--- Start of SUPPLIED INFORMATION ---

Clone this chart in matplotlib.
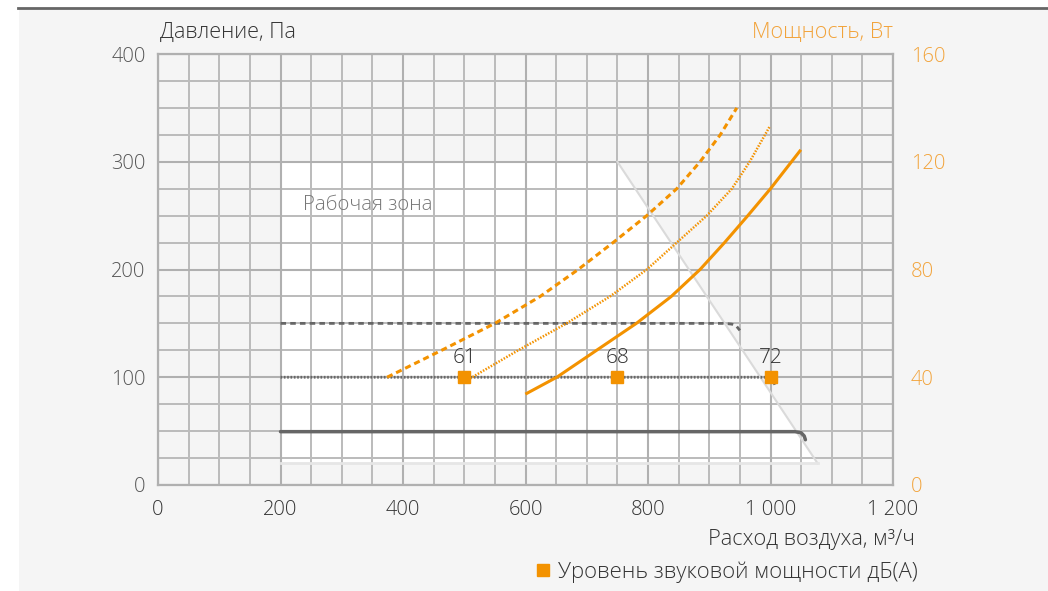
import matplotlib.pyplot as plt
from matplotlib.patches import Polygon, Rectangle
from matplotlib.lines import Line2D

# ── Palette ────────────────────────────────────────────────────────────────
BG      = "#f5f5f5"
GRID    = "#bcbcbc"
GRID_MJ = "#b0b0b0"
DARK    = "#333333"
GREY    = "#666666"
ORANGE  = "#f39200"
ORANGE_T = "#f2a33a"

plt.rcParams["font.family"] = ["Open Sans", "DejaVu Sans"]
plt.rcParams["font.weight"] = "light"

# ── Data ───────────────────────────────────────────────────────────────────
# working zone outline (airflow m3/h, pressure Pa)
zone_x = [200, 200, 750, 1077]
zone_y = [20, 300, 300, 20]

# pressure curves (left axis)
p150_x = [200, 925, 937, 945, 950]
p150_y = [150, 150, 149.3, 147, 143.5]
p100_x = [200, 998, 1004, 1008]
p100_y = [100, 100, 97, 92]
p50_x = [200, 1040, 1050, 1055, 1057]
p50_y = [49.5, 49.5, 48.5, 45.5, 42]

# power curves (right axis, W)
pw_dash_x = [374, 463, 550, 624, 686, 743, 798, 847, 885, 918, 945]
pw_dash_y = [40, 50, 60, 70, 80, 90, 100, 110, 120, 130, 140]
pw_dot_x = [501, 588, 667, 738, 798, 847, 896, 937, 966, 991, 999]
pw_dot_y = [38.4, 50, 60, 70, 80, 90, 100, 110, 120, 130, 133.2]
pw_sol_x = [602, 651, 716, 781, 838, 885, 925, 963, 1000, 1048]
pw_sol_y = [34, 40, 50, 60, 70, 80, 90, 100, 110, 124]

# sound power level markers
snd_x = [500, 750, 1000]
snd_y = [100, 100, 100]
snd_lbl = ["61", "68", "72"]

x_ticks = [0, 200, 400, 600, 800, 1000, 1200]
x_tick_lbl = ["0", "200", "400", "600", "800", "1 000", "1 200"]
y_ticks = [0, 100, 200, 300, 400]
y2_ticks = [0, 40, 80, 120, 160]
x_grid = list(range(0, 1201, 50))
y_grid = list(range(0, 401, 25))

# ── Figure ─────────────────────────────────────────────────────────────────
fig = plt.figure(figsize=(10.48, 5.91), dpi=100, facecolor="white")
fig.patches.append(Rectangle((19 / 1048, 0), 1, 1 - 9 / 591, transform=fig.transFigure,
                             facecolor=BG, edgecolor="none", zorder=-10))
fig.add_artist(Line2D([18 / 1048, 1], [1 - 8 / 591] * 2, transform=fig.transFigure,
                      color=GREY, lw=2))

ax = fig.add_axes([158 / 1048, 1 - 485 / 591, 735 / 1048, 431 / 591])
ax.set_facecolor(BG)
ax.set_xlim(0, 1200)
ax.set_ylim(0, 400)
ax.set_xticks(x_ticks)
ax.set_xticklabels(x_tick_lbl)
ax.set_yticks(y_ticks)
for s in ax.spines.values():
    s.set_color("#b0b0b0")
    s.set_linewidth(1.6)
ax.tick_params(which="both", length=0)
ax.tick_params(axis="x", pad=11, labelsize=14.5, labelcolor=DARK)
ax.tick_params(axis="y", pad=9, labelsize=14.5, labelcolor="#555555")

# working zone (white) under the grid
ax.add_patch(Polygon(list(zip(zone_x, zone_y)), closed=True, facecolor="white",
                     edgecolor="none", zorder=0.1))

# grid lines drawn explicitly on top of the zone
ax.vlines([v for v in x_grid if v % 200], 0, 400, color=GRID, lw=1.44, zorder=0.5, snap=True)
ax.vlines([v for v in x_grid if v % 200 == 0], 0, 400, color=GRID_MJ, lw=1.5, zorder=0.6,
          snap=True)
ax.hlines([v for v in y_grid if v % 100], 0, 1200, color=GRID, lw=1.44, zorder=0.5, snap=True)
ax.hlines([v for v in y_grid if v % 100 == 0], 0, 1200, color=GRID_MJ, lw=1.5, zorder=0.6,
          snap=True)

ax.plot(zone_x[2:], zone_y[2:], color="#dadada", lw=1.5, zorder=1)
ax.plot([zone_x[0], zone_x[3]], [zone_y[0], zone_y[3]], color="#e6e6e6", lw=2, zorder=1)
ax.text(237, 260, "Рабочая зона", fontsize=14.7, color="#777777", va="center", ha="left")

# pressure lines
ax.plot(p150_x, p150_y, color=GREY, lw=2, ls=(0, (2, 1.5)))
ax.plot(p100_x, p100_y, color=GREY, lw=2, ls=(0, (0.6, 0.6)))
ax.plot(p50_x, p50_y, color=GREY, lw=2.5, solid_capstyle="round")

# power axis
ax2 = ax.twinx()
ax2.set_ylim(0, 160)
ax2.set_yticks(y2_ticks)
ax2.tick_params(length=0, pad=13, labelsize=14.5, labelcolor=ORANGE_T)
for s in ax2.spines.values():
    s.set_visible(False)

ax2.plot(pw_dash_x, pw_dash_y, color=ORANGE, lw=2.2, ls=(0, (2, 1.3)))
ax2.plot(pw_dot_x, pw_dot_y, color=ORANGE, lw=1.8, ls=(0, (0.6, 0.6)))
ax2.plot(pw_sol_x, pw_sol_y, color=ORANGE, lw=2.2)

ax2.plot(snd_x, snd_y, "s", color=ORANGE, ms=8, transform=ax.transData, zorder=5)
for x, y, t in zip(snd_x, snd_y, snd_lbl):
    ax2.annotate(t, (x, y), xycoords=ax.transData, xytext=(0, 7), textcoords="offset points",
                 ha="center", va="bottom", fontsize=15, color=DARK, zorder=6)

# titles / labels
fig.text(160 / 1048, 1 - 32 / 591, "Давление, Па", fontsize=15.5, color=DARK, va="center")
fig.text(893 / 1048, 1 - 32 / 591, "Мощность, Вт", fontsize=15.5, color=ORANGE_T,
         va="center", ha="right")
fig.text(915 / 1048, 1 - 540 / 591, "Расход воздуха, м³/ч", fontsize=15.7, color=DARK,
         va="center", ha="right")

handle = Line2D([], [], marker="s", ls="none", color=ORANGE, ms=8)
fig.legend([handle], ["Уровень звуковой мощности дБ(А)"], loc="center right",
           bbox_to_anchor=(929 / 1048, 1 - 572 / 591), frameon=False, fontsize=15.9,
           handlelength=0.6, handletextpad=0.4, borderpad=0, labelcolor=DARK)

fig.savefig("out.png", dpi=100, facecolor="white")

--- End of SUPPLIED INFORMATION ---

:: INSTRUCTION ::
Take the listing and print it again exactly, but without any pictures.

:: COMPLETED TASK ::
Clone this chart in matplotlib.
import matplotlib.pyplot as plt
from matplotlib.patches import Polygon, Rectangle
from matplotlib.lines import Line2D

# ── Palette ────────────────────────────────────────────────────────────────
BG      = "#f5f5f5"
GRID    = "#bcbcbc"
GRID_MJ = "#b0b0b0"
DARK    = "#333333"
GREY    = "#666666"
ORANGE  = "#f39200"
ORANGE_T = "#f2a33a"

plt.rcParams["font.family"] = ["Open Sans", "DejaVu Sans"]
plt.rcParams["font.weight"] = "light"

# ── Data ───────────────────────────────────────────────────────────────────
# working zone outline (airflow m3/h, pressure Pa)
zone_x = [200, 200, 750, 1077]
zone_y = [20, 300, 300, 20]

# pressure curves (left axis)
p150_x = [200, 925, 937, 945, 950]
p150_y = [150, 150, 149.3, 147, 143.5]
p100_x = [200, 998, 1004, 1008]
p100_y = [100, 100, 97, 92]
p50_x = [200, 1040, 1050, 1055, 1057]
p50_y = [49.5, 49.5, 48.5, 45.5, 42]

# power curves (right axis, W)
pw_dash_x = [374, 463, 550, 624, 686, 743, 798, 847, 885, 918, 945]
pw_dash_y = [40, 50, 60, 70, 80, 90, 100, 110, 120, 130, 140]
pw_dot_x = [501, 588, 667, 738, 798, 847, 896, 937, 966, 991, 999]
pw_dot_y = [38.4, 50, 60, 70, 80, 90, 100, 110, 120, 130, 133.2]
pw_sol_x = [602, 651, 716, 781, 838, 885, 925, 963, 1000, 1048]
pw_sol_y = [34, 40, 50, 60, 70, 80, 90, 100, 110, 124]

# sound power level markers
snd_x = [500, 750, 1000]
snd_y = [100, 100, 100]
snd_lbl = ["61", "68", "72"]

x_ticks = [0, 200, 400, 600, 800, 1000, 1200]
x_tick_lbl = ["0", "200", "400", "600", "800", "1 000", "1 200"]
y_ticks = [0, 100, 200, 300, 400]
y2_ticks = [0, 40, 80, 120, 160]
x_grid = list(range(0, 1201, 50))
y_grid = list(range(0, 401, 25))

# ── Figure ─────────────────────────────────────────────────────────────────
fig = plt.figure(figsize=(10.48, 5.91), dpi=100, facecolor="white")
fig.patches.append(Rectangle((19 / 1048, 0), 1, 1 - 9 / 591, transform=fig.transFigure,
                             facecolor=BG, edgecolor="none", zorder=-10))
fig.add_artist(Line2D([18 / 1048, 1], [1 - 8 / 591] * 2, transform=fig.transFigure,
                      color=GREY, lw=2))

ax = fig.add_axes([158 / 1048, 1 - 485 / 591, 735 / 1048, 431 / 591])
ax.set_facecolor(BG)
ax.set_xlim(0, 1200)
ax.set_ylim(0, 400)
ax.set_xticks(x_ticks)
ax.set_xticklabels(x_tick_lbl)
ax.set_yticks(y_ticks)
for s in ax.spines.values():
    s.set_color("#b0b0b0")
    s.set_linewidth(1.6)
ax.tick_params(which="both", length=0)
ax.tick_params(axis="x", pad=11, labelsize=14.5, labelcolor=DARK)
ax.tick_params(axis="y", pad=9, labelsize=14.5, labelcolor="#555555")

# working zone (white) under the grid
ax.add_patch(Polygon(list(zip(zone_x, zone_y)), closed=True, facecolor="white",
                     edgecolor="none", zorder=0.1))

# grid lines drawn explicitly on top of the zone
ax.vlines([v for v in x_grid if v % 200], 0, 400, color=GRID, lw=1.44, zorder=0.5, snap=True)
ax.vlines([v for v in x_grid if v % 200 == 0], 0, 400, color=GRID_MJ, lw=1.5, zorder=0.6,
          snap=True)
ax.hlines([v for v in y_grid if v % 100], 0, 1200, color=GRID, lw=1.44, zorder=0.5, snap=True)
ax.hlines([v for v in y_grid if v % 100 == 0], 0, 1200, color=GRID_MJ, lw=1.5, zorder=0.6,
          snap=True)

ax.plot(zone_x[2:], zone_y[2:], color="#dadada", lw=1.5, zorder=1)
ax.plot([zone_x[0], zone_x[3]], [zone_y[0], zone_y[3]], color="#e6e6e6", lw=2, zorder=1)
ax.text(237, 260, "Рабочая зона", fontsize=14.7, color="#777777", va="center", ha="left")

# pressure lines
ax.plot(p150_x, p150_y, color=GREY, lw=2, ls=(0, (2, 1.5)))
ax.plot(p100_x, p100_y, color=GREY, lw=2, ls=(0, (0.6, 0.6)))
ax.plot(p50_x, p50_y, color=GREY, lw=2.5, solid_capstyle="round")

# power axis
ax2 = ax.twinx()
ax2.set_ylim(0, 160)
ax2.set_yticks(y2_ticks)
ax2.tick_params(length=0, pad=13, labelsize=14.5, labelcolor=ORANGE_T)
for s in ax2.spines.values():
    s.set_visible(False)

ax2.plot(pw_dash_x, pw_dash_y, color=ORANGE, lw=2.2, ls=(0, (2, 1.3)))
ax2.plot(pw_dot_x, pw_dot_y, color=ORANGE, lw=1.8, ls=(0, (0.6, 0.6)))
ax2.plot(pw_sol_x, pw_sol_y, color=ORANGE, lw=2.2)

ax2.plot(snd_x, snd_y, "s", color=ORANGE, ms=8, transform=ax.transData, zorder=5)
for x, y, t in zip(snd_x, snd_y, snd_lbl):
    ax2.annotate(t, (x, y), xycoords=ax.transData, xytext=(0, 7), textcoords="offset points",
                 ha="center", va="bottom", fontsize=15, color=DARK, zorder=6)

# titles / labels
fig.text(160 / 1048, 1 - 32 / 591, "Давление, Па", fontsize=15.5, color=DARK, va="center")
fig.text(893 / 1048, 1 - 32 / 591, "Мощность, Вт", fontsize=15.5, color=ORANGE_T,
         va="center", ha="right")
fig.text(915 / 1048, 1 - 540 / 591, "Расход воздуха, м³/ч", fontsize=15.7, color=DARK,
         va="center", ha="right")

handle = Line2D([], [], marker="s", ls="none", color=ORANGE, ms=8)
fig.legend([handle], ["Уровень звуковой мощности дБ(А)"], loc="center right",
           bbox_to_anchor=(929 / 1048, 1 - 572 / 591), frameon=False, fontsize=15.9,
           handlelength=0.6, handletextpad=0.4, borderpad=0, labelcolor=DARK)

fig.savefig("out.png", dpi=100, facecolor="white")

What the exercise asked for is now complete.